## Provided data:
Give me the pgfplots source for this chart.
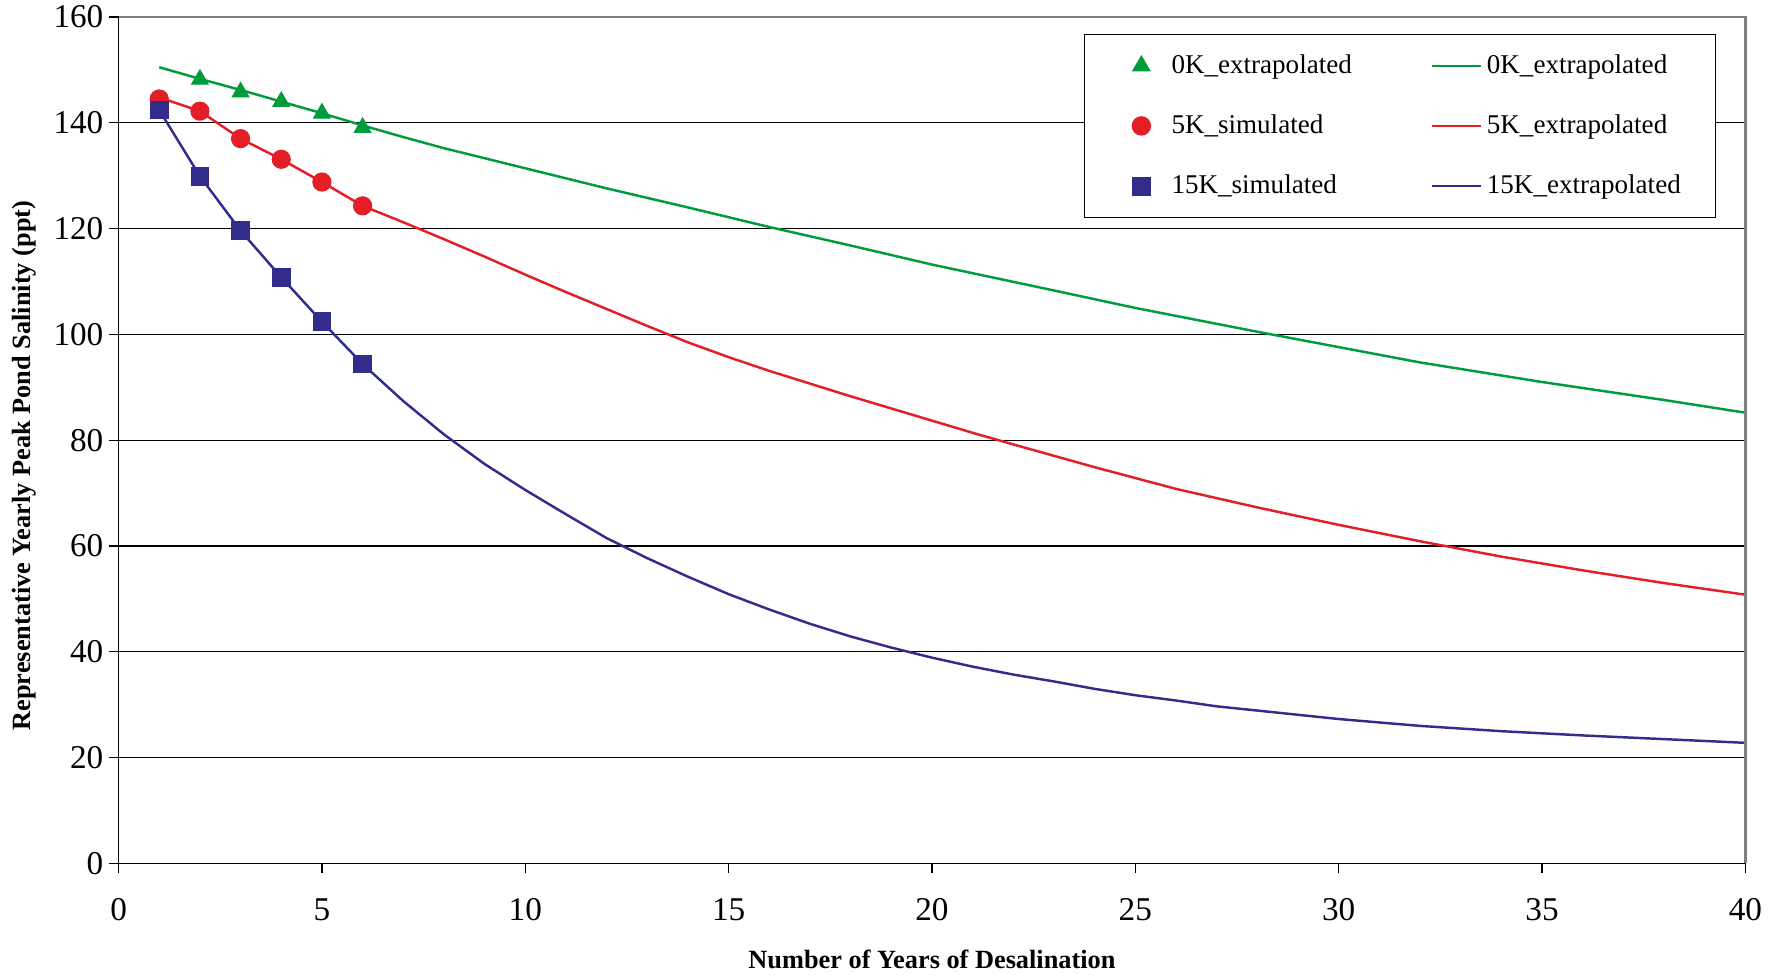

==

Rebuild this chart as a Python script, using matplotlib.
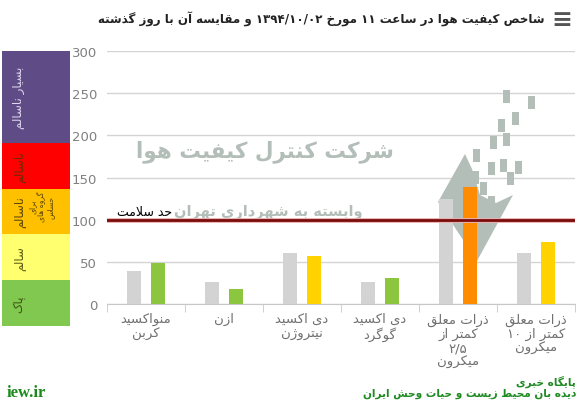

...

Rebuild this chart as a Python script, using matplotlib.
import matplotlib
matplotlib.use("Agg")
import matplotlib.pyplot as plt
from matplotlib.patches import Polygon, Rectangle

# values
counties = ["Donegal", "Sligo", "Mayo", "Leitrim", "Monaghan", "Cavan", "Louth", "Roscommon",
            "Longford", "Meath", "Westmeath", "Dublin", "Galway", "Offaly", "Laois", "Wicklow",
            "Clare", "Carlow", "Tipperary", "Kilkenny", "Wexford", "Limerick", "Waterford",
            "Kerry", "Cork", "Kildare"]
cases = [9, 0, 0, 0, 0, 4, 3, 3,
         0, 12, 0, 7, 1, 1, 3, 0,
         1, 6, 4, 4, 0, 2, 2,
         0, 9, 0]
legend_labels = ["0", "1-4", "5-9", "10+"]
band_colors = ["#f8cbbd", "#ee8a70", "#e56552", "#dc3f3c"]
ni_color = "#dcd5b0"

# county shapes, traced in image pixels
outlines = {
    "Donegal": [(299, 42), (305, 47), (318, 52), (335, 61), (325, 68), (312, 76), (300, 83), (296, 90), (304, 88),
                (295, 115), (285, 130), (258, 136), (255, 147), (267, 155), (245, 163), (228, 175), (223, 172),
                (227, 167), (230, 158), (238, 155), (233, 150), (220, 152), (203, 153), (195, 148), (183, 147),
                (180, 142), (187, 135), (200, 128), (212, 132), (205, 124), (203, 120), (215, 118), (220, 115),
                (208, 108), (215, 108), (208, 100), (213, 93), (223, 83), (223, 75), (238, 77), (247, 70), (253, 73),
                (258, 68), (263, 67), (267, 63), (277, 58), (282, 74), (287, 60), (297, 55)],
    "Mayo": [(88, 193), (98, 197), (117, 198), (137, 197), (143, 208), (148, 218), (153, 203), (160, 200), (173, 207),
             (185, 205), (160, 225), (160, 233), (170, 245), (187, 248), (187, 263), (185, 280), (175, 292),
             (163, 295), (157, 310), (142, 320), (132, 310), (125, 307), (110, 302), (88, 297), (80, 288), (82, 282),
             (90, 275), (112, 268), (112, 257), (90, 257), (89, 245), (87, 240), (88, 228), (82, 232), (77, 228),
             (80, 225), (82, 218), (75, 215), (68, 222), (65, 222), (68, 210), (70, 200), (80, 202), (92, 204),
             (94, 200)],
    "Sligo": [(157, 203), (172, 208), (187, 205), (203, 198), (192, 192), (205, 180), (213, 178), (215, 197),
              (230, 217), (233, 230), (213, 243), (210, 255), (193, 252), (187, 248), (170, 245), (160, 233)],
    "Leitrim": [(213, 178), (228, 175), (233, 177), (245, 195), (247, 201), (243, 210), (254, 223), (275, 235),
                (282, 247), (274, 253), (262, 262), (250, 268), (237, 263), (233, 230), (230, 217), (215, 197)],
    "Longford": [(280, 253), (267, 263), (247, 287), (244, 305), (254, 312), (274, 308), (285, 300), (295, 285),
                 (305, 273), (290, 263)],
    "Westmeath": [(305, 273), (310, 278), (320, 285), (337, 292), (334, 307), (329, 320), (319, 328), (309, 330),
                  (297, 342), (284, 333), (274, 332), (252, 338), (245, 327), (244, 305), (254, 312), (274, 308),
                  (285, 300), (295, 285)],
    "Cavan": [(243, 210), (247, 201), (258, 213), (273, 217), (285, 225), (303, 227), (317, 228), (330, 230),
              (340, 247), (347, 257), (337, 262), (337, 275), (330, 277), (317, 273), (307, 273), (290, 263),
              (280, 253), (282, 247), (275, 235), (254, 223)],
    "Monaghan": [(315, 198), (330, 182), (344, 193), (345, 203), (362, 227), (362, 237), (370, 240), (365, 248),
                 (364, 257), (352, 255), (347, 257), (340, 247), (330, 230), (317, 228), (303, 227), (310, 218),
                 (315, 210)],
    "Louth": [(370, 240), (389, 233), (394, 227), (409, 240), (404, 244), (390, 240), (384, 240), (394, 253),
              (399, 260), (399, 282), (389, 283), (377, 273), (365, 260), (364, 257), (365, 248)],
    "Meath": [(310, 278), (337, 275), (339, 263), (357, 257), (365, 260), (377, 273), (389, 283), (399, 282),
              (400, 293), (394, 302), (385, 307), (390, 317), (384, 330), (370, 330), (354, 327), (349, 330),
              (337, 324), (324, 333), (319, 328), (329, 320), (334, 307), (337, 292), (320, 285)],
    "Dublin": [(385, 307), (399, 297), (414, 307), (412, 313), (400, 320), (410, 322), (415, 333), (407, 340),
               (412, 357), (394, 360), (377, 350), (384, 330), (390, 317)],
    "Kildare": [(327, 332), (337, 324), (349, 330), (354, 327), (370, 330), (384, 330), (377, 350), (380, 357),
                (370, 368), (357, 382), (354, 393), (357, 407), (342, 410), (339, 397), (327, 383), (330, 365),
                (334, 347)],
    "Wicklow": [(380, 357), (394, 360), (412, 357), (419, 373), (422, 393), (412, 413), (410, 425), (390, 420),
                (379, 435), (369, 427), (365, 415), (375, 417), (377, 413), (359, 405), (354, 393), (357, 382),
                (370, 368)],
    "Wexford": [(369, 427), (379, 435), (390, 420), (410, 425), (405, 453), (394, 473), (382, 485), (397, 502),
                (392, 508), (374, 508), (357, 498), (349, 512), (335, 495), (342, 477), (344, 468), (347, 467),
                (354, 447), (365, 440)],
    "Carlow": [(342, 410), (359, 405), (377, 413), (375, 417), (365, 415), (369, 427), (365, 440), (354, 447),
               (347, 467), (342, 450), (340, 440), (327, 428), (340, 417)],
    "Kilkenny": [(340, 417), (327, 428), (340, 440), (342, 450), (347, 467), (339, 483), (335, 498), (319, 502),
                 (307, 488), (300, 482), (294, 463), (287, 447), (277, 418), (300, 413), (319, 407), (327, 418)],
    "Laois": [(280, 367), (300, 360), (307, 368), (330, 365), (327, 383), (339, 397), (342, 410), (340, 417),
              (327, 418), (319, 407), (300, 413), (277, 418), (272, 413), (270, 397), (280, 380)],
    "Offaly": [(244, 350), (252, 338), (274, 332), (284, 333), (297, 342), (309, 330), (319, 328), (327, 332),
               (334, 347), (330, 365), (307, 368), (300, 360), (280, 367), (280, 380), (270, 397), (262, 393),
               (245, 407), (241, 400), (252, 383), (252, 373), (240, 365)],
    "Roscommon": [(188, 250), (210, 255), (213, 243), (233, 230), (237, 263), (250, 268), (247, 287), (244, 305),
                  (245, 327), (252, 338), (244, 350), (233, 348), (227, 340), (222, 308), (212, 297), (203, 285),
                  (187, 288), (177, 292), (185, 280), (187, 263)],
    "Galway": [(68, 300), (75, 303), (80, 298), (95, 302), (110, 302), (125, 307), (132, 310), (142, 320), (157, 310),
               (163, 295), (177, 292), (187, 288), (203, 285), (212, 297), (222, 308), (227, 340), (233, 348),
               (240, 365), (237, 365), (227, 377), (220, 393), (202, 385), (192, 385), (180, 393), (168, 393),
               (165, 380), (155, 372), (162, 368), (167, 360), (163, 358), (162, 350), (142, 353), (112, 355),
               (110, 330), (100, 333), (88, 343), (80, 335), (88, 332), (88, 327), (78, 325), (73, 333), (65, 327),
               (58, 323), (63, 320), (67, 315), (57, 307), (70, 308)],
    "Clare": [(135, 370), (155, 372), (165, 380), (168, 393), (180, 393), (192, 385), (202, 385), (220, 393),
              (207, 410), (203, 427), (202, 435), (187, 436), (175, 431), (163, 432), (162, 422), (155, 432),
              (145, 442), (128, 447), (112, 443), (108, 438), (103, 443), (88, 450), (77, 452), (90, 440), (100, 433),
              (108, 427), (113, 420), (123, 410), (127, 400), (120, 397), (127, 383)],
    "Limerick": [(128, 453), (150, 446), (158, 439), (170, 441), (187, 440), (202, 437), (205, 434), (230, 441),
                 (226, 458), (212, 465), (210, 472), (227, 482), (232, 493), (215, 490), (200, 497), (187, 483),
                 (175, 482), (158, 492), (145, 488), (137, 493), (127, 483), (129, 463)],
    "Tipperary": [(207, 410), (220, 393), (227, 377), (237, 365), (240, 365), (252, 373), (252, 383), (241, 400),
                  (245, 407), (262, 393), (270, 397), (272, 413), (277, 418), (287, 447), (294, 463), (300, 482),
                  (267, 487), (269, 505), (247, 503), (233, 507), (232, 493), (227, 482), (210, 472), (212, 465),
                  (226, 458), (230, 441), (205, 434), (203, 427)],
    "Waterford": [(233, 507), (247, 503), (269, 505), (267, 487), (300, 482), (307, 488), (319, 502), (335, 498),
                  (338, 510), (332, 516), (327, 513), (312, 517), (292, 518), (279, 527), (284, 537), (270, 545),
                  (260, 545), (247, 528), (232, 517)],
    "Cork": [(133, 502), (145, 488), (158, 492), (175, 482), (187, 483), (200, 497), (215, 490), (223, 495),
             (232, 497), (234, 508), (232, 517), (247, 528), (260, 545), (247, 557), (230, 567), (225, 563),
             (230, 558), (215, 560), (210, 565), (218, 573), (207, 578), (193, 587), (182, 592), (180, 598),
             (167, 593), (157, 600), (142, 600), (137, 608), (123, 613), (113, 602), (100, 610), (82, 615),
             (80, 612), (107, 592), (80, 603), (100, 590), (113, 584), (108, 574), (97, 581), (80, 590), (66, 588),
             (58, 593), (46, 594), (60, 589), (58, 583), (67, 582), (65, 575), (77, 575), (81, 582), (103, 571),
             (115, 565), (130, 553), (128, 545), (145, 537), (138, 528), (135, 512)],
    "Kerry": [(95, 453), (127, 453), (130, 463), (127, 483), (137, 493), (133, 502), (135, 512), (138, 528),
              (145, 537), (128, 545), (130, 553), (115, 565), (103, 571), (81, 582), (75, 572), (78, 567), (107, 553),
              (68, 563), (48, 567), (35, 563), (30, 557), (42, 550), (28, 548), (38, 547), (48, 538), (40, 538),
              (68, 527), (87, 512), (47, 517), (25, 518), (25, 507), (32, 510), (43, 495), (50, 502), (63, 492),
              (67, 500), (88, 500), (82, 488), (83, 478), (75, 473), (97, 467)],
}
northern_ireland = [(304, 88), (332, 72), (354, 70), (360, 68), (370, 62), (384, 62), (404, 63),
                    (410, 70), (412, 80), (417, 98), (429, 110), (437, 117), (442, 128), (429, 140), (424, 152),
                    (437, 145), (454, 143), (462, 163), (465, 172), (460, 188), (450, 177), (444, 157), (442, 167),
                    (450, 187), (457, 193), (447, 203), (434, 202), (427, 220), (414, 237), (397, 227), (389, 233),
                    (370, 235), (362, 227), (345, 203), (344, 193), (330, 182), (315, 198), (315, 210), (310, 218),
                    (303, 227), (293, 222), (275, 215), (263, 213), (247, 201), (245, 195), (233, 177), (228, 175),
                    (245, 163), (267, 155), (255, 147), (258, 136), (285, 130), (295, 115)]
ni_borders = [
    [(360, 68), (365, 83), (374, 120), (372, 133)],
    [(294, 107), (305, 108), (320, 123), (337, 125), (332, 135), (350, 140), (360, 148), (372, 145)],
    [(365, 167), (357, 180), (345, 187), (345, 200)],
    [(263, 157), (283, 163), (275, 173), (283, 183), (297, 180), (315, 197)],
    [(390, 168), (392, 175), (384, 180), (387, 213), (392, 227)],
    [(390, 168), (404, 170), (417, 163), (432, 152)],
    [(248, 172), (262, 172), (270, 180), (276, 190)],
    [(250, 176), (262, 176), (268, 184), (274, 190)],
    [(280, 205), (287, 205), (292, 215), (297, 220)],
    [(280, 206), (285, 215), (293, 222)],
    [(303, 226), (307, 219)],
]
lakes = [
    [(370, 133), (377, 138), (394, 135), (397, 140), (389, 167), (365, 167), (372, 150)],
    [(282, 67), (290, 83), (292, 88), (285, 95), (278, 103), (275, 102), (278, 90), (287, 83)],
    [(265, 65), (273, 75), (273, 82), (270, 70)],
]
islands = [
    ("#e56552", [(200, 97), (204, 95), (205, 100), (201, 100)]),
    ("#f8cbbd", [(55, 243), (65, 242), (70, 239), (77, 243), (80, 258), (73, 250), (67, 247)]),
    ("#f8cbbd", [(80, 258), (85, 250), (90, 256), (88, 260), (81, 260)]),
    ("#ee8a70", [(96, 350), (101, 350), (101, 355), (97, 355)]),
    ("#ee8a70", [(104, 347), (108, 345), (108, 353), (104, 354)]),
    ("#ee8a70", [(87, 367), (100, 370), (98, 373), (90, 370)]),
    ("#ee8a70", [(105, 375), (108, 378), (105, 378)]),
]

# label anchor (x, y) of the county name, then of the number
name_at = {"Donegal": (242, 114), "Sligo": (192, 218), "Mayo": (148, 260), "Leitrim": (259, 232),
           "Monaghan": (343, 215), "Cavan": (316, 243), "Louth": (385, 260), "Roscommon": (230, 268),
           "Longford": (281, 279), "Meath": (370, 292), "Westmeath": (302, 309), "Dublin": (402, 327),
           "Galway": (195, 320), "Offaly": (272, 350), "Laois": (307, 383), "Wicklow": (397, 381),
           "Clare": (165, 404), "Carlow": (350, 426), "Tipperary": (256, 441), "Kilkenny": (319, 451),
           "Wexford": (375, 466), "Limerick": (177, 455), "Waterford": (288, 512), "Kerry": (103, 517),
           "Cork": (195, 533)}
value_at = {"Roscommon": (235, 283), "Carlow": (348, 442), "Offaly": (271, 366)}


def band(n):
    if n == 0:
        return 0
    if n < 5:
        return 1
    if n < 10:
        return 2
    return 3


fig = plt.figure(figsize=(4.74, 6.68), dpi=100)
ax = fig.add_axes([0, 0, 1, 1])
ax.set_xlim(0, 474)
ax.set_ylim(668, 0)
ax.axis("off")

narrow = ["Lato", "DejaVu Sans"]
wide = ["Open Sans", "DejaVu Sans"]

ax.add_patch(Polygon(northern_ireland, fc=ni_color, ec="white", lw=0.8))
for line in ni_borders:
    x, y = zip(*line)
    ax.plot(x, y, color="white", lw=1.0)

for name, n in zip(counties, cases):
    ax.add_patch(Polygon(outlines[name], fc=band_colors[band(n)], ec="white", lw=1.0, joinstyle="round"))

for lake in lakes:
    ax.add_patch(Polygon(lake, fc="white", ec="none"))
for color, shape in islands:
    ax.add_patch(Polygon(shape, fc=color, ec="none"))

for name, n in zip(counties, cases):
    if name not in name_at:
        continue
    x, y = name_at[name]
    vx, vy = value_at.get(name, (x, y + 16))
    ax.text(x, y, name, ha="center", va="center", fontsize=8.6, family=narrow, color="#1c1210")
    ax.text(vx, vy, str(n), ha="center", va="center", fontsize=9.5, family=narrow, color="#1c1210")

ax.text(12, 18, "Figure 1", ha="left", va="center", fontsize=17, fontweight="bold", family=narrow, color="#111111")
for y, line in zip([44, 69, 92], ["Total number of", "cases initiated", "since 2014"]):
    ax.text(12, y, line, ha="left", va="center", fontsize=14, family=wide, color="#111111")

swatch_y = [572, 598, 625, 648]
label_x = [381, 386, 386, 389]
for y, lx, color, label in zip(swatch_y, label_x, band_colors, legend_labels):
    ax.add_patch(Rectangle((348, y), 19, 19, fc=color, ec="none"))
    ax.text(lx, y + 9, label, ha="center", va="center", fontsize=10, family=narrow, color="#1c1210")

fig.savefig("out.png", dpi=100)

## Requirements:
How many of the lines above hold the word "matplotlib"? Give only that number.

## Completed exercise:
6